__Written problem__: In the entries below, find the line with "Recreate this image" and the line with "const donut2025 = [17.5, 3, 24, 0, 55.5];", then retype both and everything between them exactly. Do not copy the pictures.

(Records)
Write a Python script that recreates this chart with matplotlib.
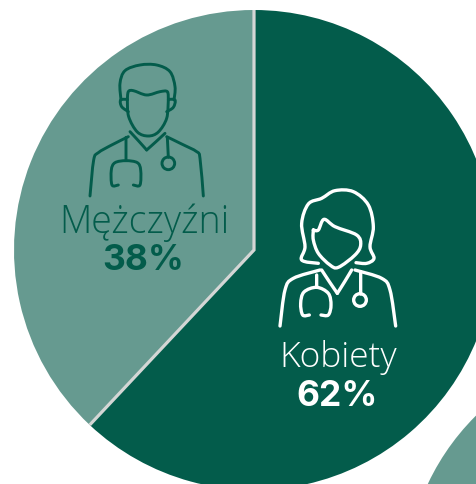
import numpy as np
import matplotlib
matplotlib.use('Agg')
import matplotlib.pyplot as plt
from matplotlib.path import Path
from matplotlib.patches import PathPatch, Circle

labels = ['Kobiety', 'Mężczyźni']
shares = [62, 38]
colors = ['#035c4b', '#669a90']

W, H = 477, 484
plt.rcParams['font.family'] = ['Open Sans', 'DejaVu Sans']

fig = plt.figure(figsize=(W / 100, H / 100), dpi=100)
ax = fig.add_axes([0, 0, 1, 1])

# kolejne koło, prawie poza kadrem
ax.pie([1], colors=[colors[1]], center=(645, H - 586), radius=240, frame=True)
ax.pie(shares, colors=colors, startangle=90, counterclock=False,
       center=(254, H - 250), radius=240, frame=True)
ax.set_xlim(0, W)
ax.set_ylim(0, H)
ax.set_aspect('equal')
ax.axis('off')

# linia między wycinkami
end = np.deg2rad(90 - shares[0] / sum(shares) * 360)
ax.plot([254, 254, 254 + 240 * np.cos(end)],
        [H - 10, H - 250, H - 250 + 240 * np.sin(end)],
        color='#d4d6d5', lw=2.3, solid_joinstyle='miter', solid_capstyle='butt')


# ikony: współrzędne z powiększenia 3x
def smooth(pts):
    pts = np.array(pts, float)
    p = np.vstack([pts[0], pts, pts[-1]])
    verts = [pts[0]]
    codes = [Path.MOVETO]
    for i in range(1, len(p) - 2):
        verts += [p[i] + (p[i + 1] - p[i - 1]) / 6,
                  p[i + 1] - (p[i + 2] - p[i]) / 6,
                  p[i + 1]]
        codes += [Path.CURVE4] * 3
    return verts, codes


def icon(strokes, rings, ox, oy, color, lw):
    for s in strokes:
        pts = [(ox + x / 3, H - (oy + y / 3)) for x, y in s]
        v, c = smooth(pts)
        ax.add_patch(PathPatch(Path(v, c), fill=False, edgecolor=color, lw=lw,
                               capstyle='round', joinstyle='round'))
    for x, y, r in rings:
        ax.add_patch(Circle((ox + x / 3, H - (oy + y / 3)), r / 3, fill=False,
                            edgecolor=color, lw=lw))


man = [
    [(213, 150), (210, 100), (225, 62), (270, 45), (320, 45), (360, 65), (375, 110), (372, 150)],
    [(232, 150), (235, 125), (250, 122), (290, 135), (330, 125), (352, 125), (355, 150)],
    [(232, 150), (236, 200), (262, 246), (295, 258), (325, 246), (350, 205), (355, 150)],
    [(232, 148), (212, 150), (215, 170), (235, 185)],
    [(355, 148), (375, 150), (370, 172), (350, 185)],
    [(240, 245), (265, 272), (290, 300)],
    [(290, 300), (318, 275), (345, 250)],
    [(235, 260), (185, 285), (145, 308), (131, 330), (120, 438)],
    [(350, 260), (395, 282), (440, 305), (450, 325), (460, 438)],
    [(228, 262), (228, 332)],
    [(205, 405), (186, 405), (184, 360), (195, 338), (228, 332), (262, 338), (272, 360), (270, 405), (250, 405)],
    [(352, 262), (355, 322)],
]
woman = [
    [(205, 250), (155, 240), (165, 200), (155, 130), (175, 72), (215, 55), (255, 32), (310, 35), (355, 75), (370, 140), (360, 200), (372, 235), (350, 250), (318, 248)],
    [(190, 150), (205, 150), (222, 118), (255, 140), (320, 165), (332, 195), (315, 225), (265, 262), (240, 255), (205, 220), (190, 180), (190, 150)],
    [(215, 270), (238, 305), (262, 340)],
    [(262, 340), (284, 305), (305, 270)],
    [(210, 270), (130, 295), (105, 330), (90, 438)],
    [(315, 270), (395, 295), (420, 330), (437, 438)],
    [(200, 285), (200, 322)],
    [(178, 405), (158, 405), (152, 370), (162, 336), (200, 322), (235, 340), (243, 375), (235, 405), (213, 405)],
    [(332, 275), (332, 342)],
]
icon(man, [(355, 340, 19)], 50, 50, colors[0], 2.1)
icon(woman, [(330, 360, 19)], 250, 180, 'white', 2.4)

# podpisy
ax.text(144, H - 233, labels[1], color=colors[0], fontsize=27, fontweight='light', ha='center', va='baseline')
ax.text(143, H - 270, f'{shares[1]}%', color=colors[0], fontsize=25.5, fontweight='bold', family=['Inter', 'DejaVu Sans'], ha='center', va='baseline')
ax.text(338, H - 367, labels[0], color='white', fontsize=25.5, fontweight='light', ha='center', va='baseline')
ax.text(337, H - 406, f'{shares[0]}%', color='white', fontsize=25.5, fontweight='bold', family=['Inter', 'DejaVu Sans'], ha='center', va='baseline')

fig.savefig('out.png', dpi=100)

* * *

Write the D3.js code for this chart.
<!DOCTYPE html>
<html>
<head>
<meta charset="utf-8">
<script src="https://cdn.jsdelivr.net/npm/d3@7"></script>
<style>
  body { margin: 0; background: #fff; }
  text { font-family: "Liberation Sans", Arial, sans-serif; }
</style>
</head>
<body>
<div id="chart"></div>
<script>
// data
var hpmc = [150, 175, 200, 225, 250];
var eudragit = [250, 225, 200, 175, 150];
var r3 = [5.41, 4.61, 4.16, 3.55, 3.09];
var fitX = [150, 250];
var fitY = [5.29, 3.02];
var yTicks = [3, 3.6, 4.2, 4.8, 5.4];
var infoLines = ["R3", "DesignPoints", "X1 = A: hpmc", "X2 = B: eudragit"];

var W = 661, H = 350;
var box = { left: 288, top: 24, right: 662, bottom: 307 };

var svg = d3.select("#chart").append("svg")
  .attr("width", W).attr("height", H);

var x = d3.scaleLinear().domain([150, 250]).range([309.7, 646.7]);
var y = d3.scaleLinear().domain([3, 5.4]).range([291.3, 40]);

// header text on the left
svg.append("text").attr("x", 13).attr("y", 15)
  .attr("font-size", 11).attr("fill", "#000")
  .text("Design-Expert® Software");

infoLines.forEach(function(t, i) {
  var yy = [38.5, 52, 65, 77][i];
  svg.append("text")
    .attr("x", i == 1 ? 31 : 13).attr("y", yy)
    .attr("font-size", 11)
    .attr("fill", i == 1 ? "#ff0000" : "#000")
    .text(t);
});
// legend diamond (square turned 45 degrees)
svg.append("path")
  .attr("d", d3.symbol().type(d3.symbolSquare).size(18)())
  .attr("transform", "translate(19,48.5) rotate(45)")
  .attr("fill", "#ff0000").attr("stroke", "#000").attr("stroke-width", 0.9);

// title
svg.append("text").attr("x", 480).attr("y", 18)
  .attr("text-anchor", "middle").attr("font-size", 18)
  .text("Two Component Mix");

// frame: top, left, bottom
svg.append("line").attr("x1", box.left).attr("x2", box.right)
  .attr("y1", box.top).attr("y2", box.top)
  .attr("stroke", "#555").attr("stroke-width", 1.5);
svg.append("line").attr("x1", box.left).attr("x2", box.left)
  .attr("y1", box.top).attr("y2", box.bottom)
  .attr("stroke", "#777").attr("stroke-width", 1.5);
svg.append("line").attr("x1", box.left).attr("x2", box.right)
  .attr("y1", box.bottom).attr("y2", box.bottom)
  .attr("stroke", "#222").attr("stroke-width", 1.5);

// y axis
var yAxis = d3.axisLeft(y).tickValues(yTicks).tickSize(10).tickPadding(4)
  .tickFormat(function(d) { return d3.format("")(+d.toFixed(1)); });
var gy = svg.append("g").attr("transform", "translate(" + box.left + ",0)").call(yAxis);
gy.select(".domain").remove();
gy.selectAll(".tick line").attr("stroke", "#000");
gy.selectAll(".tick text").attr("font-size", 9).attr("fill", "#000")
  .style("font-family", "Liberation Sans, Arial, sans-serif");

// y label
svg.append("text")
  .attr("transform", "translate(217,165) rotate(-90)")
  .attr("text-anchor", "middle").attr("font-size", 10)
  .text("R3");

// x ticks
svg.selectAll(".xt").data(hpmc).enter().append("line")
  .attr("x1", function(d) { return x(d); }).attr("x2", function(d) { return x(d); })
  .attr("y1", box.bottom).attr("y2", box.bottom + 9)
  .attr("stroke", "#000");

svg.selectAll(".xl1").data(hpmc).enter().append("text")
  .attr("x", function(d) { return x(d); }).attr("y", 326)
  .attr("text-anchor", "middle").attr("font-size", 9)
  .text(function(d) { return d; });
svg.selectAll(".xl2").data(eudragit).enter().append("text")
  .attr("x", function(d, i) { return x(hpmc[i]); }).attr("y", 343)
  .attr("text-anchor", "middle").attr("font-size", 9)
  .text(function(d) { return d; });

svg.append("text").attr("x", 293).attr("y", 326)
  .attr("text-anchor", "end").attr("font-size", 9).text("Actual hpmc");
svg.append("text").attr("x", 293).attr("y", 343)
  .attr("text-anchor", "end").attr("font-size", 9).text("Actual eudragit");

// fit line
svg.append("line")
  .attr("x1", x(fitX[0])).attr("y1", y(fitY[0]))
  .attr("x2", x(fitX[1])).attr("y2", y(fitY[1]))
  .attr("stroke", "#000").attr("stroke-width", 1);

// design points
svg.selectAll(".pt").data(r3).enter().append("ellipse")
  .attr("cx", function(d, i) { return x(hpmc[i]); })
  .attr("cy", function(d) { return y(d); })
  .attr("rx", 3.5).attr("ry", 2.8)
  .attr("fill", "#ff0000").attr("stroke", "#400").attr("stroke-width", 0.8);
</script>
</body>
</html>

--

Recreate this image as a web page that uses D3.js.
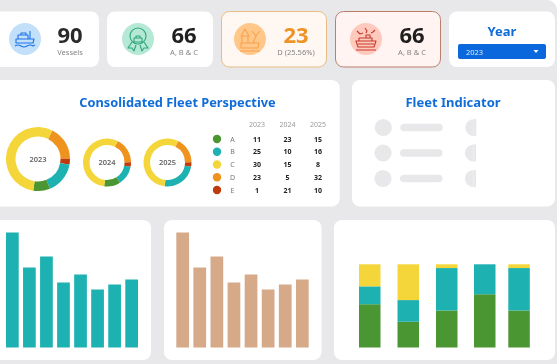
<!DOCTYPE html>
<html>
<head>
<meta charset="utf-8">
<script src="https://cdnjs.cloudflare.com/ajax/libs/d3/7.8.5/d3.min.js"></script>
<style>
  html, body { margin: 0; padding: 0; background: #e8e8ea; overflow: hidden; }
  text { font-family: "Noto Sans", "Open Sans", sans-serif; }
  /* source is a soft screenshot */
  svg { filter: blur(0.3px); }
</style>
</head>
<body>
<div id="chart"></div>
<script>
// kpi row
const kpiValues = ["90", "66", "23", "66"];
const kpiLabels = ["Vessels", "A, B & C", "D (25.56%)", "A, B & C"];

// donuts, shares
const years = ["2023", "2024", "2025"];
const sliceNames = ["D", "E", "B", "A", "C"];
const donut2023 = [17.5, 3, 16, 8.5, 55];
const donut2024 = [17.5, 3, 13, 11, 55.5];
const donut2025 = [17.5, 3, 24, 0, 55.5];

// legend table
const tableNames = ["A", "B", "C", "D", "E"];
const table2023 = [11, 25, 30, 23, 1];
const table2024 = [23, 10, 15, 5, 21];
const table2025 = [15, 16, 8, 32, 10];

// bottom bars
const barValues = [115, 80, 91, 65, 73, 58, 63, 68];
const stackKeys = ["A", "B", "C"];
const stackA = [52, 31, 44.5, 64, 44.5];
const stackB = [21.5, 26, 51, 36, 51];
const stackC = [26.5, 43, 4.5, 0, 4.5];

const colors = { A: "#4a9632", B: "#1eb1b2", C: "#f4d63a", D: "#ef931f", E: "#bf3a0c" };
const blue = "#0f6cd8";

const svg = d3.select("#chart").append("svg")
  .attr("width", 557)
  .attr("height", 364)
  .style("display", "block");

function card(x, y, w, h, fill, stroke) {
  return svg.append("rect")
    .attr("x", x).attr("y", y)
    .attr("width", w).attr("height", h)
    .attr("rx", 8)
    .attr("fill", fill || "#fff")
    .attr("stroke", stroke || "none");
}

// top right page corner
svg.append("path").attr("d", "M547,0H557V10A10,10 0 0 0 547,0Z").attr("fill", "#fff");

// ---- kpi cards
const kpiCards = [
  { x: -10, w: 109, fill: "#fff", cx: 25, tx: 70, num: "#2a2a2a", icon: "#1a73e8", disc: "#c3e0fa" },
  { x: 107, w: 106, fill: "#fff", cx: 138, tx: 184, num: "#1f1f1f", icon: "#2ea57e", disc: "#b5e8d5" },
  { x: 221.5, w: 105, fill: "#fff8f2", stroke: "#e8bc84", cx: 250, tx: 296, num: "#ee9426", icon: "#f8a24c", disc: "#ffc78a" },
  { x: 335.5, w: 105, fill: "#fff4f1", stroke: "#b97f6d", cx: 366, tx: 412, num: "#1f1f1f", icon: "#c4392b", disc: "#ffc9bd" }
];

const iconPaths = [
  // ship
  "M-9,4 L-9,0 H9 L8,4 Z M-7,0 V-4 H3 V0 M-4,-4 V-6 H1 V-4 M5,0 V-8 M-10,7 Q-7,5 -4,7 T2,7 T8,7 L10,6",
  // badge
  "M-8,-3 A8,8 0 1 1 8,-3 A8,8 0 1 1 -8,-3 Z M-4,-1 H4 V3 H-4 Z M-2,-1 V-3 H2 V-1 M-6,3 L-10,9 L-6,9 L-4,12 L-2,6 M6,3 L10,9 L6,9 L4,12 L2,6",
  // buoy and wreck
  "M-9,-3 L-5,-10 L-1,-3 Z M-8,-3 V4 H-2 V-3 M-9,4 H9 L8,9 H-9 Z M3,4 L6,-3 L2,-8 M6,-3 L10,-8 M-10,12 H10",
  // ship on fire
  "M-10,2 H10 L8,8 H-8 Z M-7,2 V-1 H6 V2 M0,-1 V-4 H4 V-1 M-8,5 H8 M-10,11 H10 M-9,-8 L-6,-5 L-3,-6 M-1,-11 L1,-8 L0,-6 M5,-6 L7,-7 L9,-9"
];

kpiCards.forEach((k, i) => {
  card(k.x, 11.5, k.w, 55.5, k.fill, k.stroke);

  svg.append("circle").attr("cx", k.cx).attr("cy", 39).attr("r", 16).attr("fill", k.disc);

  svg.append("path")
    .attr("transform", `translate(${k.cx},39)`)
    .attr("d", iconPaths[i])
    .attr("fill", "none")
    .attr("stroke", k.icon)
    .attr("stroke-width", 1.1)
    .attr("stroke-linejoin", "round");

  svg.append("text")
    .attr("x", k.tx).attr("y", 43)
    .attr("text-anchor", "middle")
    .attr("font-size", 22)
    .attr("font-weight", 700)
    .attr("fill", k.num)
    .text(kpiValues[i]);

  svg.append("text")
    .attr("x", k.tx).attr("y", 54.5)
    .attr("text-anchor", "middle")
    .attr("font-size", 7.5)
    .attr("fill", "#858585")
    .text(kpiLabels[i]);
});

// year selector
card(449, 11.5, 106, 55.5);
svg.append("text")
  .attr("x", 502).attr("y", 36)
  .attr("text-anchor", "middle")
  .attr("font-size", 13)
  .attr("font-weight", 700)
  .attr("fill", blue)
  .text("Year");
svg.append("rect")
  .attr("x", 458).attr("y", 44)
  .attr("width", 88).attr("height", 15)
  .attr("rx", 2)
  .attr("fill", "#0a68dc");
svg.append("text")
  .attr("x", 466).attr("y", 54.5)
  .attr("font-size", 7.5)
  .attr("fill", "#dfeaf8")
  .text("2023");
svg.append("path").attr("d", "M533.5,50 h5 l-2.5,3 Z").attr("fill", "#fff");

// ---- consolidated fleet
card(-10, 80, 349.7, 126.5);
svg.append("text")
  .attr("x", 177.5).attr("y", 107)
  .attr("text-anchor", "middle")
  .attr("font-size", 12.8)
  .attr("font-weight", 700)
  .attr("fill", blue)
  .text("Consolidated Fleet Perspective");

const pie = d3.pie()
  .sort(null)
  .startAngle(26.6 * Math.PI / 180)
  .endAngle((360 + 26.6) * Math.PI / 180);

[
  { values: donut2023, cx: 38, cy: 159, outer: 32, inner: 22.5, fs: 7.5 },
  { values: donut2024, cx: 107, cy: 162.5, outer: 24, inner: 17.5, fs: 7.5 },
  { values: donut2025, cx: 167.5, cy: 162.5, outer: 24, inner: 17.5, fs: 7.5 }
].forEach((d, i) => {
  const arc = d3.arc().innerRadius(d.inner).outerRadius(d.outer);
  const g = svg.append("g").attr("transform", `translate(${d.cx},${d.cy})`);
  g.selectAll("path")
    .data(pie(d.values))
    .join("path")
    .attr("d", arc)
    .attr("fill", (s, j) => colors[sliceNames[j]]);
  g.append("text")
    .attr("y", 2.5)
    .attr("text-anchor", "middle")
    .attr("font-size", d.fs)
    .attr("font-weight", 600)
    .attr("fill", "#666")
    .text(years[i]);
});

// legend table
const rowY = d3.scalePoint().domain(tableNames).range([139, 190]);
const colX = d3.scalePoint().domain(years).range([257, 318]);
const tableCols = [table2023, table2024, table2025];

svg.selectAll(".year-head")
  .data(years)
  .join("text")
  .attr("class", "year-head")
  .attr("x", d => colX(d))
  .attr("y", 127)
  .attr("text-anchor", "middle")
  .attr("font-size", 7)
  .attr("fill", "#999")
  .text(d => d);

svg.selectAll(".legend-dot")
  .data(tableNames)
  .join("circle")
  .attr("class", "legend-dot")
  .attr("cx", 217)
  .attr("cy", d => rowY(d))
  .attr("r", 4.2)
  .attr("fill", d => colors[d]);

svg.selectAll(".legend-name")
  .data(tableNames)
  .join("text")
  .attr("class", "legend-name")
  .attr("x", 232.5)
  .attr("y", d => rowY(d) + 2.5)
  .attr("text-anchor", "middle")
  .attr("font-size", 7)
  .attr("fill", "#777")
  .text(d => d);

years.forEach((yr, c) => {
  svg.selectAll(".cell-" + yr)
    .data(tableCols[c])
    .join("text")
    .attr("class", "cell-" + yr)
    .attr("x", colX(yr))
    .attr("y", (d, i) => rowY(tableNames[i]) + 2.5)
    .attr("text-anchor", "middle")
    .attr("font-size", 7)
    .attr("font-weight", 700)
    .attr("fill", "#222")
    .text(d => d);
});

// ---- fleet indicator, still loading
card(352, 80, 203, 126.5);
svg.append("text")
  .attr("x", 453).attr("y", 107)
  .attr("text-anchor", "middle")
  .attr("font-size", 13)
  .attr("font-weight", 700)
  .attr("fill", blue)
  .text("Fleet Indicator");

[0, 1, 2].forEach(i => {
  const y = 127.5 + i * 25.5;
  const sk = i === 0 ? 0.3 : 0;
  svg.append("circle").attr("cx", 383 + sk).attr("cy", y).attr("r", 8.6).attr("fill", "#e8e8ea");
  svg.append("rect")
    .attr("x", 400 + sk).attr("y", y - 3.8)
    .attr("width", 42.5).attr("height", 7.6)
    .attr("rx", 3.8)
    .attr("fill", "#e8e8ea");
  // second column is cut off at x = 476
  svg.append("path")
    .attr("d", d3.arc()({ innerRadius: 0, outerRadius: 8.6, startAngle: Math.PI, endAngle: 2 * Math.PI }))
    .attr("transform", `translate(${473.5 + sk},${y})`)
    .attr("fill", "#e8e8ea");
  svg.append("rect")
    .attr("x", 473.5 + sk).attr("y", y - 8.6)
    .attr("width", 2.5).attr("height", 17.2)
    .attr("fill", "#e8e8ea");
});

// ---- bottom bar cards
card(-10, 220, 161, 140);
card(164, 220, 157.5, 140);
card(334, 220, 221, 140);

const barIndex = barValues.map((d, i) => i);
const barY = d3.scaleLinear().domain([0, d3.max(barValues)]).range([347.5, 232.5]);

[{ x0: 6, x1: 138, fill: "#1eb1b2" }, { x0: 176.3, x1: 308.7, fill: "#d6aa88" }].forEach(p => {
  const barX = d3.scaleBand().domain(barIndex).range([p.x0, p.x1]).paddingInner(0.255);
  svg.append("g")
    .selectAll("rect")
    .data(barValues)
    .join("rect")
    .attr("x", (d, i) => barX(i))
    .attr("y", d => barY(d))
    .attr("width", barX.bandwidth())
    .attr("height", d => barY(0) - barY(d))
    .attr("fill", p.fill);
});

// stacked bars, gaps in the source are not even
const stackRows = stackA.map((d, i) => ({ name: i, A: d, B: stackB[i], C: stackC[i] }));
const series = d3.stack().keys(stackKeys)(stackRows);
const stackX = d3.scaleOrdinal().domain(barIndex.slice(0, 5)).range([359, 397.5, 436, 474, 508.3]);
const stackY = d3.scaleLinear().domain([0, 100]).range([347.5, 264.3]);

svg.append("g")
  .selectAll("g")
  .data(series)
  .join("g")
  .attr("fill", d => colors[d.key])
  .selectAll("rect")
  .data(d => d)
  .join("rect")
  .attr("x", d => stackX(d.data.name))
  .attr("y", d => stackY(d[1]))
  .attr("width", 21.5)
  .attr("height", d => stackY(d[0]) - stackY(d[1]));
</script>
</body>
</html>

__Finished answer__:
Recreate this image as a web page that uses D3.js.
<!DOCTYPE html>
<html>
<head>
<meta charset="utf-8">
<script src="https://cdnjs.cloudflare.com/ajax/libs/d3/7.8.5/d3.min.js"></script>
<style>
  html, body { margin: 0; padding: 0; background: #e8e8ea; overflow: hidden; }
  text { font-family: "Noto Sans", "Open Sans", sans-serif; }
  /* source is a soft screenshot */
  svg { filter: blur(0.3px); }
</style>
</head>
<body>
<div id="chart"></div>
<script>
// kpi row
const kpiValues = ["90", "66", "23", "66"];
const kpiLabels = ["Vessels", "A, B & C", "D (25.56%)", "A, B & C"];

// donuts, shares
const years = ["2023", "2024", "2025"];
const sliceNames = ["D", "E", "B", "A", "C"];
const donut2023 = [17.5, 3, 16, 8.5, 55];
const donut2024 = [17.5, 3, 13, 11, 55.5];
const donut2025 = [17.5, 3, 24, 0, 55.5];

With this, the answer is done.